Patterning Graphene with Zigzag Edges by Self-Aligned Anisotropic Etching

A top-down approach for controlled tailoring of graphene nanostructures with zigzag edges is presented. It consists of two key steps: artificial defect patterning and hydrogen-plasma etching. With this approach, various graphene nanostructures with sub-10 nm features and identical zigzag edges are reliably achieved. This approach shows great promise for making future graphene devices or circuits.

Multilevel Resistive Switching in Planar Graphene/SiO2 Nanogap Structures

We report a planar graphene/SiO(2) nanogap structure for multilevel resistive switching. Nanosized gaps created on a SiO(2) substrate by electrical breakdown of nanographene electrodes were used as channels for resistive switching. Two-terminal devices exhibited excellent memory characteristics with good endurance up to 10(4) cycles, long retention time more than 10(5) s, and fast switching speed down to 500 ns. At least five conduction states with reliability and reproducibility were demonstrated in these memory devices. The mechanism of the resistance switching effect was attributed to a reversible thermal-assisted reduction and oxidation process that occurred at the breakdown region of the SiO(2) substrate. In addition, the uniform and wafer-size nanographene films with controlled layer thickness and electrical resistivity were grown directly on SiO(2) substrates for scalable device fabrications, making it attractive for developing high-density and low-cost nonvolatile memories.
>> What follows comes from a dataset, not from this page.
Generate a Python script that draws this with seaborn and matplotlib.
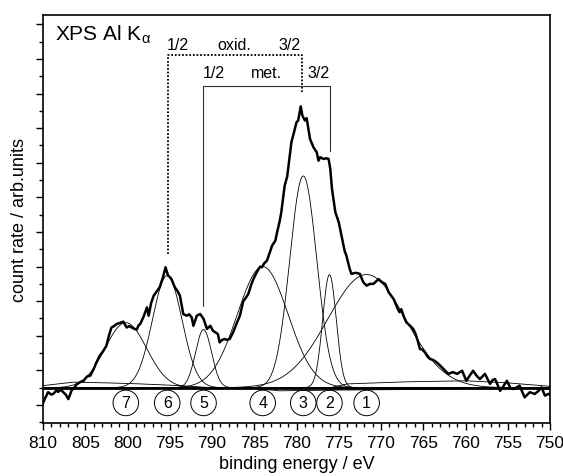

Observation of an intrinsic bandgap and Landau level renormalization in graphene/boron-nitride heterostructures

Van der Waals heterostructures formed by assembling different two-dimensional atomic crystals into stacks can lead to many new phenomena and device functionalities. In particular, graphene/boron-nitride heterostructures have emerged as a very promising system for band engineering of graphene. However, the intrinsic value and origin of the bandgap in such heterostructures remain unresolved. Here we report the observation of an intrinsic bandgap in epitaxial graphene/boron-nitride heterostructures with zero crystallographic alignment angle. Magneto-optical spectroscopy provides a direct probe of the Landau level transitions in this system and reveals a bandgap of ~38 meV (440 K). Moreover, the Landau level transitions are characterized by effective Fermi velocities with a critical dependence on specific transitions and magnetic field. These findings highlight the important role of many-body interactions in determining the fundamental properties of graphene heterostructures.
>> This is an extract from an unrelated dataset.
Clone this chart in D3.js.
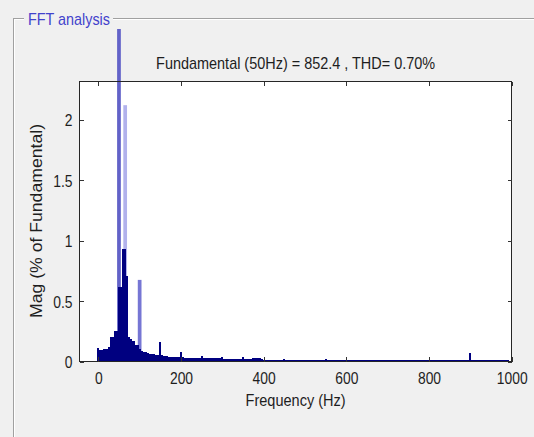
<!DOCTYPE html>
<html><head><meta charset="utf-8">
<script src="https://cdn.jsdelivr.net/npm/d3@7"></script>
<style>body{margin:0;background:#f0f0f0;overflow:hidden}svg{display:block}</style>
</head><body>
<svg id="c" width="534" height="437"></svg>
<script>
// ---- data ----
const binStep = 5; // Hz per FFT bin
const magnitudes = [
  0.11,0.095,0.095,0.10,0.10,0.12,0.20,0.20,0.25,0.25,0.62,0.62,0.93,0.93,0.71,0.20,0.19,0.17,0.14,0.14,
  0.10,0.085,0.08,0.075,0.067,0.065,0.06,0.06,0.055,0.055,0.16,0.05,0.045,0.045,0.038,0.036,0.036,0.035,0.035,0.034,
  0.08,0.034,0.033,0.032,0.03,0.03,0.027,0.026,0.026,0.026,0.045,0.03,0.028,0.028,0.027,0.026,0.025,0.025,0.025,0.025,
  0.036,0.024,0.023,0.022,0.022,0.022,0.021,0.021,0.021,0.02,0.036,0.02,0.019,0.018,0.02,0.028,0.028,0.027,0.026,0.02,
  0.016,0.015,0.015,0.016,0.015,0.014,0.015,0.014,0.015,0.016,0.024,0.015,0.014,0.014,0.015,0.014,0.013,0.014,0.014,0.013,
  0.014,0.013,0.013,0.014,0.013,0.013,0.014,0.013,0.013,0.014,0.023,0.014,0.013,0.013,0.012,0.013,0.013,0.012,0.013,0.013,
  0.014,0.013,0.012,0.013,0.012,0.012,0.013,0.012,0.012,0.013,0.012,0.012,0.013,0.012,0.012,0.012,0.013,0.012,0.012,0.012,
  0.012,0.013,0.012,0.012,0.012,0.012,0.013,0.012,0.012,0.012,0.012,0.012,0.013,0.012,0.012,0.012,0.012,0.012,0.013,0.012,
  0.013,0.012,0.012,0.012,0.012,0.012,0.012,0.013,0.012,0.012,0.012,0.012,0.012,0.012,0.012,0.013,0.012,0.012,0.012,0.012,
  0.073,0.013,0.012,0.012,0.012,0.012,0.012,0.012,0.012,0.012,0.012,0.012,0.012,0.012,0.012,0.012,0.012,0.012,0.012
];
const spikeFreqs = [50, 65, 100];
const spikeMags  = [2.75, 2.12, 0.675];
const xTicks = [0, 200, 400, 600, 800, 1000];
const yTicks = [0, 0.5, 1, 1.5, 2];
const yTickLabels = ["0", "0.5", "1", "1.5", "2"];
const panelTitle = "FFT analysis";
const chartTitle = "Fundamental (50Hz) = 852.4 , THD= 0.70%";
const xLabel = "Frequency (Hz)";
const yLabel = "Mag (% of Fundamental)";

// ---- layout ----
const svg = d3.select("#c");
const FONT = "'Liberation Sans', Arial, sans-serif";
const L = 79.5, R = 511.7, T = 81.5, B = 361.5;
const x = d3.scaleLinear().domain([0, 1000]).range([98.3, 511.7]);
const xLeftHz = x.invert(L);
const y = d3.scaleLinear().domain([0, 2.32]).range([B, T - 0.5]);

svg.append("rect").attr("width", 534).attr("height", 437).attr("fill", "#f0f0f0");

// group box frame
const fr = svg.append("g").attr("shape-rendering", "crispEdges");
[["#a0a0a0", 0], ["#ffffff", 1]].forEach(([c, o]) => {
  fr.append("path").attr("fill", "none").attr("stroke", c)
    .attr("d", `M${24},${18.5 + o}H${13.5 + o}V437 M${113},${18.5 + o}H534`);
});
svg.append("text").attr("x", 28).attr("y", 24.5)
  .attr("font-family", FONT).attr("font-size", 17).attr("fill", "#4242cc")
  .attr("textLength", 82).attr("lengthAdjust", "spacingAndGlyphs").text(panelTitle);

// plot area
svg.append("rect").attr("x", L).attr("y", T).attr("width", R - L).attr("height", B - T)
  .attr("fill", "#ffffff");

// spikes (behind the main spectrum)
const spikeColors = ["#6262c8", "#b2b2ec", "#7676d4"];
const spikeW = 9;
svg.append("g").selectAll("rect").data(spikeFreqs).join("rect")
  .attr("x", d => x(d - spikeW / 2))
  .attr("width", d => x(d + spikeW / 2) - x(d - spikeW / 2))
  .attr("y", (d, i) => y(spikeMags[i]))
  .attr("height", (d, i) => B - y(spikeMags[i]))
  .attr("fill", (d, i) => spikeColors[i]);

// spectrum bins
svg.append("g").attr("shape-rendering", "crispEdges")
  .selectAll("rect").data(magnitudes).join("rect")
  .attr("x", (d, i) => x(i * binStep - binStep / 2))
  .attr("width", x(binStep) - x(0) + 0.05)
  .attr("y", d => y(d))
  .attr("height", d => B - y(d))
  .attr("fill", "#000080");

// frame border
svg.append("rect").attr("x", L).attr("y", T).attr("width", R - L).attr("height", B - T)
  .attr("fill", "none").attr("stroke", "#262626").attr("stroke-width", 1)
  .attr("shape-rendering", "crispEdges");

function digitsLen(s) {
  let w = 0; for (const ch of s) w += (ch === "." ? 3.9 : 7.7); return w;
}
function styleAxis(g) {
  g.select(".domain").remove();
  g.selectAll(".tick line").attr("stroke", "#333").attr("shape-rendering", "crispEdges");
  g.selectAll(".tick text").attr("font-family", FONT).attr("font-size", 17).attr("fill", "#1e1e1e")
    .attr("lengthAdjust", "spacingAndGlyphs")
    .attr("textLength", function () { return digitsLen(this.textContent); });
}

svg.append("g").attr("transform", `translate(0,${B})`)
  .call(d3.axisBottom(x).tickValues(xTicks).tickSizeInner(-5).tickSizeOuter(0).tickPadding(10).tickFormat(d3.format("d")))
  .call(styleAxis);
svg.append("g").attr("transform", `translate(0,${T})`)
  .call(d3.axisTop(x).tickValues(xTicks).tickSizeInner(-4).tickSizeOuter(0).tickFormat(""))
  .call(styleAxis);
svg.append("g").attr("transform", `translate(${L},0)`)
  .call(d3.axisLeft(y).tickValues(yTicks).tickSizeInner(-4).tickSizeOuter(0).tickPadding(7)
    .tickFormat((d, i) => yTickLabels[i]))
  .call(styleAxis);
svg.append("g").attr("transform", `translate(${R},0)`)
  .call(d3.axisRight(y).tickValues(yTicks).tickSizeInner(-4).tickSizeOuter(0).tickFormat(""))
  .call(styleAxis);
svg.selectAll("g.tick text").each(function () {
  const t = d3.select(this);
  if (t.attr("dy") === "0.32em") t.attr("dy", "0.36em");
});

// titles
svg.append("text").attr("x", (L + R) / 2).attr("y", 68.5).attr("text-anchor", "middle")
  .attr("font-family", FONT).attr("font-size", 17).attr("fill", "#1e1e1e")
  .attr("textLength", 279).attr("lengthAdjust", "spacingAndGlyphs").text(chartTitle);
svg.append("text").attr("x", (L + R) / 2).attr("y", 406).attr("text-anchor", "middle")
  .attr("font-family", FONT).attr("font-size", 17).attr("fill", "#1e1e1e")
  .attr("textLength", 100).attr("lengthAdjust", "spacingAndGlyphs").text(xLabel);
svg.append("text").attr("transform", `translate(42,221) rotate(-90)`).attr("text-anchor", "middle")
  .attr("font-family", FONT).attr("font-size", 16).attr("fill", "#1e1e1e")
  .attr("textLength", 194).attr("lengthAdjust", "spacingAndGlyphs").text(yLabel);
</script>
</body></html>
Growth, Characterization, and Properties of Nanographene

A systematic study on nanographene grown directly on silicon dioxide substrates is reported. The growth is carried out in a remote plasma-enhanced chemical vapor deposition system at a low temperature of around 550 °C with methane gas as the carbon source. Atomic force microscopy is used to characterize the nanographene morphology, and Raman spectroscopy, X-ray photoelectron spectroscopy, and scanning tunneling microscopy are exploited to identify the in-plane sp(2) bonding structures of nanographene samples. Electrical transport properties are measured at various temperatures down to 4 K. Tunneling effects, minimal conductance at the charge-neutral point, sheet resistances, and Dirac point position at different channel lengths are investigated. In addition, nanographene film possesses high transmittance properties, as indicated by transmittance spectra. Nanographene devices are fabricated from rippled structures, and show great promise for strain-gauge sensor applications.